Outre le risque de change, ce prêt pose la question de la capacité des banques tunisiennes à faire face au risque d’insolvabilité, c’est-à-dire au risque éventuel lié à leurs activités, comme le risque de non remboursement des crédits distribués. Rappelons à ce stade que la Banque centrale de Tunisie a récemment mis en place un cadre prudentiel s’inspirant de la première version de la réglementation prudentielle internationale, la réglementation Bâle. Celui-ci fixe certaines obligations aux banques pour assurer une prise de risque non excessive.

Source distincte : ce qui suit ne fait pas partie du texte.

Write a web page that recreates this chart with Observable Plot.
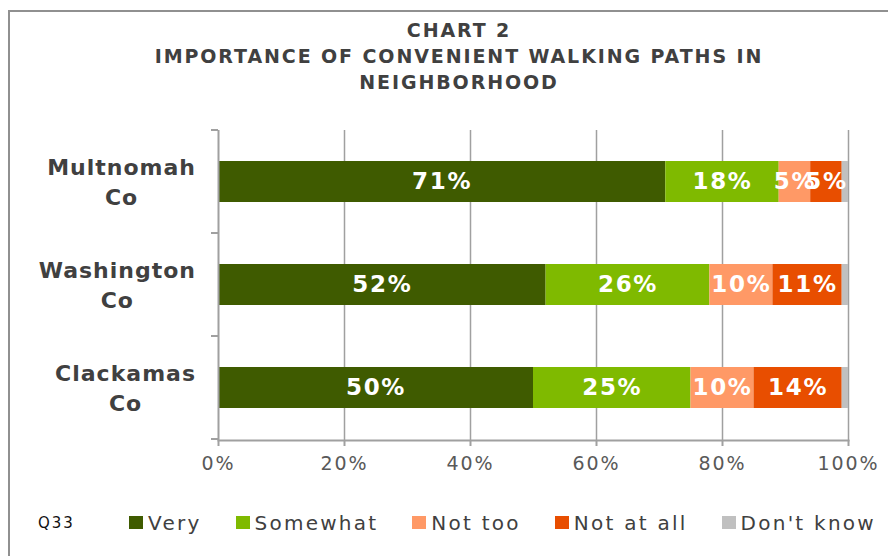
<!DOCTYPE html>
<html><head><meta charset="utf-8">
<script src="https://cdn.jsdelivr.net/npm/d3@7"></script>
<script src="https://cdn.jsdelivr.net/npm/@observablehq/plot@0.6"></script>
<style>
html,body{margin:0;padding:0;background:#fff;}
#wrap{position:relative;width:888px;height:556px;overflow:hidden;background:#fff;font-family:"DejaVu Sans",Verdana,sans-serif;}
#border{position:absolute;left:8px;top:10px;width:1000px;height:1000px;border-top:2px solid #909090;border-left:2px solid #909090;}
#title{position:absolute;left:0;width:918px;top:17px;text-align:center;font-weight:bold;font-size:19px;letter-spacing:1.9px;color:#404040;line-height:26px;white-space:nowrap;}
#plot{position:absolute;left:0;top:0;}
#legend{position:absolute;left:38px;top:509px;height:27px;display:flex;align-items:center;color:#404040;white-space:nowrap;}
#legend .q{width:91px;font-size:15px;letter-spacing:2px;color:#111;flex:none;}
#legend .item{display:flex;align-items:center;margin-right:34px;font-size:20px;letter-spacing:2.25px;flex:none;}
#legend .sw{width:14px;height:13px;margin-right:5px;flex:none;}
</style>
</head><body>
<div id="wrap">
  <div id="border"></div>
  <div id="title"></div>
  <div id="plot"></div>
  <div id="legend"></div>
</div>
<script>
const titleLines = ["CHART 2", "IMPORTANCE OF CONVENIENT WALKING PATHS IN", "NEIGHBORHOOD"];
const categories = ["Multnomah Co", "Washington Co", "Clackamas Co"];
const labelLines = [["Multnomah", "Co"], ["Washington", "Co"], ["Clackamas", "Co"]];
const series = ["Very", "Somewhat", "Not too", "Not at all", "Don't know"];
const very = [71, 52, 50];
const somewhat = [18, 26, 25];
const notToo = [5, 10, 10];
const notAtAll = [5, 11, 14];
const dontKnow = [1, 1, 1];
const colors = ["#3F5B00", "#7FBA00", "#FF9966", "#E84E00", "#C0C0C0"];
const xTicks = [0, 20, 40, 60, 80, 100];
const questionLabel = "Q33";

const seriesValues = [very, somewhat, notToo, notAtAll, dontKnow];
const rows = [];
categories.forEach((c, i) => {
  series.forEach((s, j) => rows.push({county: c, series: s, value: seriesValues[j][i]}));
});
const labelled = rows.filter(d => d.series !== "Don't know");

document.getElementById("title").innerHTML = titleLines.map(t => `<div>${t}</div>`).join("");

const chart = Plot.plot({
  width: 888,
  height: 490,
  marginLeft: 218,
  marginRight: 40,
  marginTop: 130,
  marginBottom: 50,
  style: {background: "none", fontFamily: "'DejaVu Sans', Verdana, sans-serif", color: "#595959", fontSize: "19px", overflow: "visible"},
  x: {domain: [0, 100], ticks: xTicks, tickFormat: d => d + "%", tickSize: 6, tickPadding: 10, label: null, line: true},
  y: {domain: categories, paddingInner: 0.6, paddingOuter: 0.3, axis: null},
  color: {domain: series, range: colors},
  marks: [
    Plot.ruleX(xTicks.filter(d => d > 0), {stroke: "#a0a0a0", strokeWidth: 1.5}),
    Plot.barX(rows, Plot.stackX({x: "value", y: "county", fill: "series", order: null})),
    Plot.text(labelled, Plot.stackX({x: "value", y: "county", text: d => d.value + "%", fill: "white", fontWeight: "bold", fontSize: 23})),
    Plot.ruleX([0], {stroke: "#a0a0a0", strokeWidth: 2})
  ]
});
document.getElementById("plot").appendChild(chart);

const svg = d3.select(chart);
svg.selectAll('[aria-label^="x-axis"] path, [aria-label^="x-axis"] line').attr("stroke", "#a0a0a0").attr("stroke-width", 2).attr("stroke-opacity", 1);
svg.selectAll('[aria-label^="x-axis"] text').attr("fill", "#595959").style("letter-spacing", "1.9px").attr("font-size", 19);
svg.selectAll('[aria-label^="frame"]').attr("stroke", "#a0a0a0").attr("stroke-width", 2);
svg.selectAll('g[aria-label="text"] text').style("letter-spacing", "1.7px");

const ys = chart.scale("y");
const xs = chart.scale("x");
const left = xs.range[0];
const g = svg.append("g");
const firstCenter = ys.apply(categories[0]) + ys.bandwidth / 2;
for (let i = 0; i <= categories.length; i++) {
  const y = firstCenter - ys.step / 2 + i * ys.step;
  g.append("line").attr("x1", left - 7).attr("x2", left).attr("y1", y).attr("y2", y)
    .attr("stroke", "#a0a0a0").attr("stroke-width", 2);
}
const lab = g.append("g").attr("font-weight", "bold").attr("font-size", 22).attr("fill", "#404040")
  .style("letter-spacing", "1px").attr("font-family", "'DejaVu Sans', Verdana, sans-serif");
categories.forEach((c, i) => {
  const cy = ys.apply(c) + ys.bandwidth / 2;
  const t = lab.append("text").attr("text-anchor", "middle");
  labelLines[i].forEach((ln, j) => t.append("tspan").attr("x", 0).attr("y", cy - 7 + j * 30).text(ln));
  const w = t.node().getBBox().width;
  t.selectAll("tspan").attr("x", left - 22 - w / 2);
});

const legend = document.getElementById("legend");
legend.innerHTML = `<span class="q">${questionLabel}</span>` +
  series.map((s, i) => `<span class="item"><span class="sw" style="background:${colors[i]}"></span>${s}</span>`).join("");
</script>
</body></html>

Dans ce cadre, le ratio de solvabilité des banques, défini comme le rapport entre les fonds propres de la banque et les risques encourus par cette dernière, ne devrait pas être inférieur à 10 % et ce, pour assurer sa solvabilité. Cela a pour objectif de limiter la prise de risque des banques afin d’éviter un désastre financier en cas de difficulté d’un établissement bancaire.

Ce qu’il faut savoir à ce stade, c’est que cette même réglementation prévoit que les prêts à l’État tunisien ne font pas partie du calcul du risque total encouru par chaque banque (cf. circulaire n°2018-06 du 05/06/2018, page 427, article 12, alinéa A).

Ainsi, selon la réglementation tunisienne en vigueur, l’octroi d’un crédit supplémentaire à l’État tunisien n’a pas d’impact sur le risque encouru par la banque et n’est pas pris en considération dans le calcul de son ratio de solvabilité.

Résultat : les banques tunisiennes peuvent donner des crédits à l’État tunisien autant qu’elles le souhaitent et cela n’affectera pas leur ratio de solvabilité. Deux interrogations majeures ressortent.

Premièrement, selon cette réglementation, la dette de l’État tunisien n’est pas risquée. Alors pourquoi les banques octroient-elles un prêt avec un taux de 2,5 %, alors que les dettes des pays considérés sans risque comme l’Allemagne empruntent à des taux au voisinage de zéro voire à des taux négatifs pour des dettes de long terme ? Ce n’est donc pas un cadeau des banques tunisiennes et on comprendra très mal pourquoi on les remercie.

Deuxièmement, les agences de notation financière considèrent les prêts en devises octroyés à l’État tunisien comme étant un investissement hautement spéculatif. Sachant que la réglementation internationale considère qu’un tel crédit devrait être incorporé totalement dans le calcul du ratio de solvabilité, comment peut-on négliger cela dans le calcul du ratio de solvabilité dans la réglementation tunisienne, en considérant la dette souveraine tunisienne sans risque ? Ainsi, la mesure du risque de solvabilité des banques tunisiennes est nettement sous-évaluée, ce qui laisse à présager un risque réel d’insolvabilité encore plus grand que celui calculé.

Je rappelle à ce stade que les banques tunisiennes ont fait des marges bénéficiaires records pendant l’année 2018, dans une économie en stagnation, ce qui est en soi paradoxale. Il est évident qu’en 2019 ces mêmes banques prévoient de garder la même marge, voire de l’augmenter. Et les prêts en devise à l’État tunisien seraient l’un des moyens les plus fructueux pour cela, puisque cela n’affecte pas le ratio de solvabilité.

En conclusion, il est nécessaire de rappeler à ceux qui se félicitent d’une telle opération que le taux réellement supporté par l’État pourrait être beaucoup plus important que celui d’un emprunt de l’extérieur si le dinar continue sa chute faramineuse, et que ce prêt vient augmenter davantage le risque d’insolvabilité des banques tunisiennes, pour lesquelles nous ne disposons pas d’indicateur fiable concernant le risque qu’elles encourent. Certes, un crédit de l’étranger aurait un taux d’intérêt plus important, mais ne viendrait pas augmenter le risque systémique.